Earlier I wrote about not gaming much. We recently received an invite for a play-over-the-internet game with some of our old college friends. It made me think seriously about pitching in again.
However, the time commitment is tough to make. In order to have a viable game, I think you need to play 3 times per month. Every other week just doesn't cut it; after you miss a session or two it has been a month and then the campaign loses all momentum. The problem is that this wipes out a tremendous amount of time. There's usually 15-30 minutes of virtual "gathering" (ironing out connection problems, chit-chat, dealing with old business, etc). Then you game for 3-6 hours. Then there's some wrapup time. Plus, every week there is usually an hour or three of admin (usually on a bulletin board or forum or via email), which is good because it keeps people engaged throughout the week between sessions but bad because it sucks up more time.
So, basically, you need to BBQ one day almost every week for gaming, usually a weekend (the only way to make it work due to time differences). I am ok with making that sacrifice if I'm traveling on the road because I am kind of lame when I'm away from home and don't like to go out and party and live it up. But when I am home, I want to be home. I want to get out and do stuff with DW. I don't want to sit in the computer room for eight hours every week with a headset on. Now I have blown my weekend and it is going to be hard to do anything the other day as I need to catch up on errands at some point; I certainly can't travel anywhere far away from home.

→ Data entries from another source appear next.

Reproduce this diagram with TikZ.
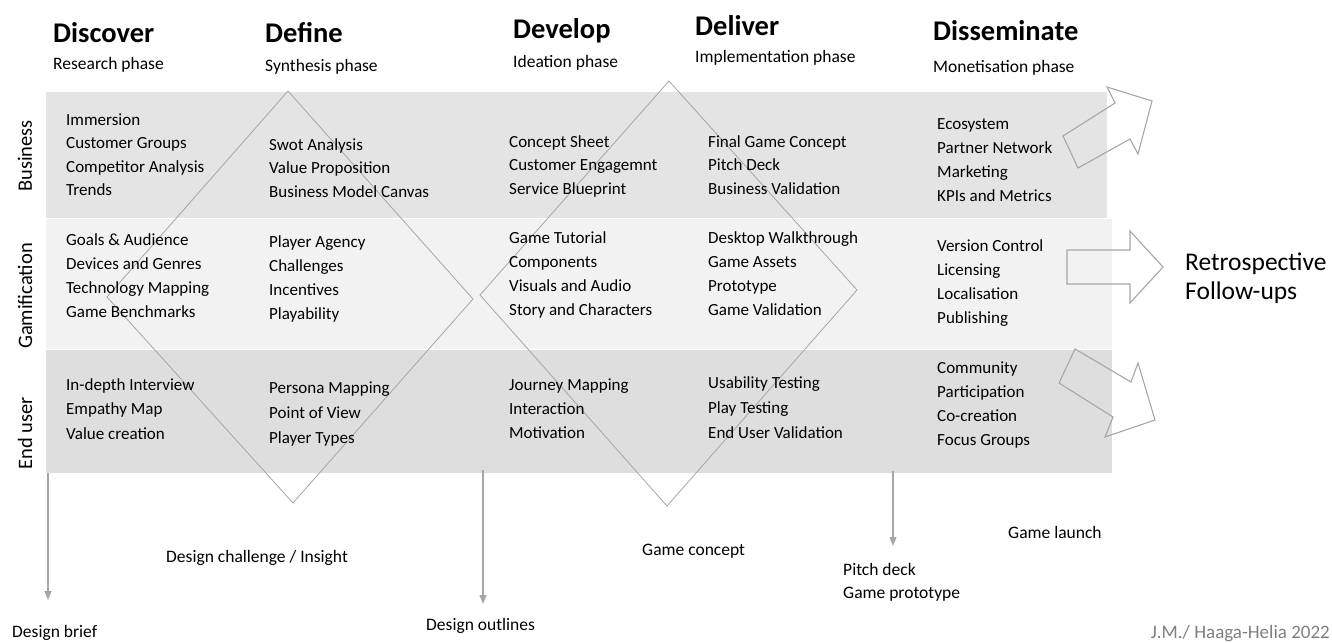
\documentclass[tikz,border=0pt]{standalone}
\usepackage{fontspec}
\setmainfont{Carlito}
\usetikzlibrary{arrows.meta}
\definecolor{bandA}{HTML}{E4E4E4}
\definecolor{bandB}{HTML}{F2F2F2}
\definecolor{bandC}{HTML}{DEDEDE}
\definecolor{lineG}{HTML}{A6A6A6}
\definecolor{credit}{HTML}{7F7F7F}
\tikzset{
  item/.style={font=\fontsize{17}{20}\selectfont, inner sep=0pt, anchor=base west, text=black},
  lbl/.style={font=\fontsize{17.5}{20}\selectfont, inner sep=0pt, anchor=base west, text=black},
  headtxt/.style={font=\fontsize{28.5}{32}\selectfont\bfseries, inner sep=0pt, anchor=base west},
  subtxt/.style={font=\fontsize{17.5}{20}\selectfont, inner sep=0pt, anchor=base west},
  rowlab/.style={font=\fontsize{20.5}{24}\selectfont, inner sep=0pt, rotate=90},
  retro/.style={font=\fontsize{25.5}{30}\selectfont, inner sep=0pt, anchor=base west},
  diam/.style={draw=lineG, line width=0.8pt},
  blockarrow/.style={draw=lineG, line width=1.1pt, line join=miter},
  conn/.style={draw=lineG, line width=1.2pt, -{Triangle[width=7pt,length=9pt]}}
}
\begin{document}
\begin{tikzpicture}[x=1pt,y=-1pt]
\useasboundingbox (0,0) rectangle (1332,642);
% bands
\fill[bandA] (46,92) rectangle (1107,218);
\fill[bandB] (46,219) rectangle (1112,349);
\fill[bandC] (46,350) rectangle (1112,473);
% diamonds
\draw[diam] (288,91) -- (473,299) -- (293,503) -- (107,297) -- cycle;
\draw[diam] (669,81) -- (857,290) -- (667,506) -- (480,295) -- cycle;
% block arrows
\draw[blockarrow] (1063,136) -- (1115,103) -- (1107,87) -- (1152,101) -- (1138,154) -- (1130,139) -- (1078,168) -- cycle;
\draw[blockarrow] (1067,250) -- (1130,250) -- (1130,231) -- (1163,267) -- (1130,303) -- (1130,284) -- (1067,284) -- cycle;
\draw[blockarrow] (1075,349) -- (1131,382) -- (1138,363) -- (1155,420) -- (1105,437) -- (1113,417) -- (1059,383) -- cycle;
% headers
\node[headtxt] (h1) at (53,42) {Discover};
\node[subtxt] (s1) at (53,70) {Research phase};
\node[headtxt] (h2) at (265,42) {Define};
\node[subtxt] (s2) at (265,71) {Synthesis phase};
\node[headtxt] (h3) at (513,38) {Develop};
\node[subtxt] (s3) at (513,67) {Ideation phase};
\node[headtxt] (h4) at (695,36) {Deliver};
\node[subtxt] (s4) at (695,63) {Implementation phase};
\node[headtxt] (h5) at (933,41) {Disseminate};
\node[subtxt] (s5) at (933,73) {Monetisation phase};
% row labels
\node[rowlab] (r1) at (25,156) {Business};
\node[rowlab] (r2) at (25,296) {Gamification};
\node[rowlab] (r3) at (25,433) {End user};
% Business row
\foreach \t [count=\i] in {Immersion, Customer Groups, Competitor Analysis, Trends}
  \node[item] (b1-\i) at (66,{125+23.5*(\i-1)}) {\t};
\foreach \t [count=\i] in {Swot Analysis, Value Proposition, Business Model Canvas}
  \node[item] (b2-\i) at (269,{150+23.5*(\i-1)}) {\t};
\foreach \t [count=\i] in {Concept Sheet, Customer Engagemnt, Service Blueprint}
  \node[item] (b3-\i) at (509,{147+23.5*(\i-1)}) {\t};
\foreach \t [count=\i] in {Final Game Concept, Pitch Deck, Business Validation}
  \node[item] (b4-\i) at (708,{147+23.5*(\i-1)}) {\t};
\foreach \t [count=\i] in {Ecosystem, Partner Network, Marketing, KPIs and Metrics}
  \node[item] (b5-\i) at (937,{129+24*(\i-1)}) {\t};
% Gamification row
\foreach \t [count=\i] in {Goals \& Audience, Devices and Genres, Technology Mapping, Game Benchmarks}
  \node[item] (g1-\i) at (66,{245+24*(\i-1)}) {\t};
\foreach \t [count=\i] in {Player Agency, Challenges, Incentives, Playability}
  \node[item] (g2-\i) at (269,{247+24.3*(\i-1)}) {\t};
\foreach \t [count=\i] in {Game Tutorial, Components, Visuals and Audio, Story and Characters}
  \node[item] (g3-\i) at (509,{243+24.3*(\i-1)}) {\t};
\foreach \t [count=\i] in {Desktop Walkthrough, Game Assets, Prototype, Game Validation}
  \node[item] (g4-\i) at (708,{243+24.3*(\i-1)}) {\t};
\foreach \t [count=\i] in {Version Control, Licensing, Localisation, Publishing}
  \node[item] (g5-\i) at (937,{251+24.2*(\i-1)}) {\t};
% End user row
\foreach \t [count=\i] in {In-depth Interview, Empathy Map, Value creation}
  \node[item] (e1-\i) at (66,{390+24.5*(\i-1)}) {\t};
\foreach \t [count=\i] in {Persona Mapping, Point of View, Player Types}
  \node[item] (e2-\i) at (269,{393+25*(\i-1)}) {\t};
\foreach \t [count=\i] in {Journey Mapping, Interaction, Motivation}
  \node[item] (e3-\i) at (509,{390+24*(\i-1)}) {\t};
\foreach \t [count=\i] in {Usability Testing, Play Testing, End User Validation}
  \node[item] (e4-\i) at (708,{388+25*(\i-1)}) {\t};
\foreach \t [count=\i] in {Community, Participation, Co-creation, Focus Groups}
  \node[item] (e5-\i) at (937,{373+24.3*(\i-1)}) {\t};
% retrospective
\node[retro] (rt1) at (1185,270) {Retrospective};
\node[retro] (rt2) at (1185,299) {Follow-ups};
% bottom arrows and labels
\coordinate (a1s) at (48,473);
\coordinate (a1e) at (48,600);
\coordinate (a2s) at (483,470);
\coordinate (a2e) at (483,604);
\coordinate (a3s) at (893,471);
\coordinate (a3e) at (893,546);
\draw[conn] (a1s) -- (a1e);
\draw[conn] (a2s) -- (a2e);
\draw[conn] (a3s) -- (a3e);
\node[lbl] (l1) at (12,637) {Design brief};
\node[lbl] (l2) at (166,562) {Design challenge / Insight};
\node[lbl] (l3) at (426,630) {Design outlines};
\node[lbl] (l4) at (642,555) {Game concept};
\node[lbl] (l5) at (843,575) {Pitch deck};
\node[lbl] (l6) at (843,598) {Game prototype};
\node[lbl] (l7) at (1008,538) {Game launch};
\node[font=\fontsize{19}{22}\selectfont, text=credit, inner sep=0pt, anchor=base east] (cr) at (1330,638) {J.M./ Haaga-Helia 2022};
\end{tikzpicture}
\end{document}
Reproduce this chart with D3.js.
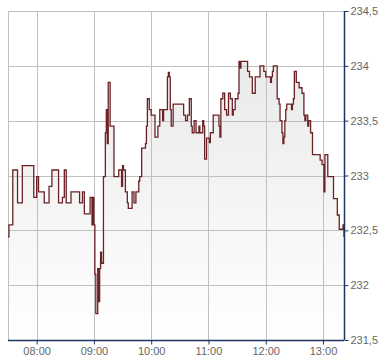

In a conventional table-top game, there is some socializing that you can do when it isn't your turn. Online, it is much harder. I either find that I end up aimlessly surfing the net in between turns or sitting, slack jawed, starting at the screen. Either way, it is a lot of wasted time. This is kind of paradoxical. The computer is theoretically GREAT for splitting the party; it is easy to isolate players on different skype channels and reveal fog of war to different player, and there is instant entertainment for non-active players. However, in practice it just doesn't seem to work out well. I think playing online I would aim for a small group (3, maybe 4 players) and shorter sessions (2 hours). That would minimize down-time as well as admin/technical difficulties.
The last issue is the system. The offered system was 4E. I'm not a 4E hater. I think they did some things great. But I've played the game enough to know that I think paragon and epic tiers are broken. The "End Game" is non-existent. Skill challenges were poorly implemented. It just doesn't get me super excited. I'm not sure which system does get me super excited these days; I think a White Wolf game with a good storyteller could be interested, and so could an OD&D game, or a 4E game with other systems grafted onto it or fixes for my biggest problems.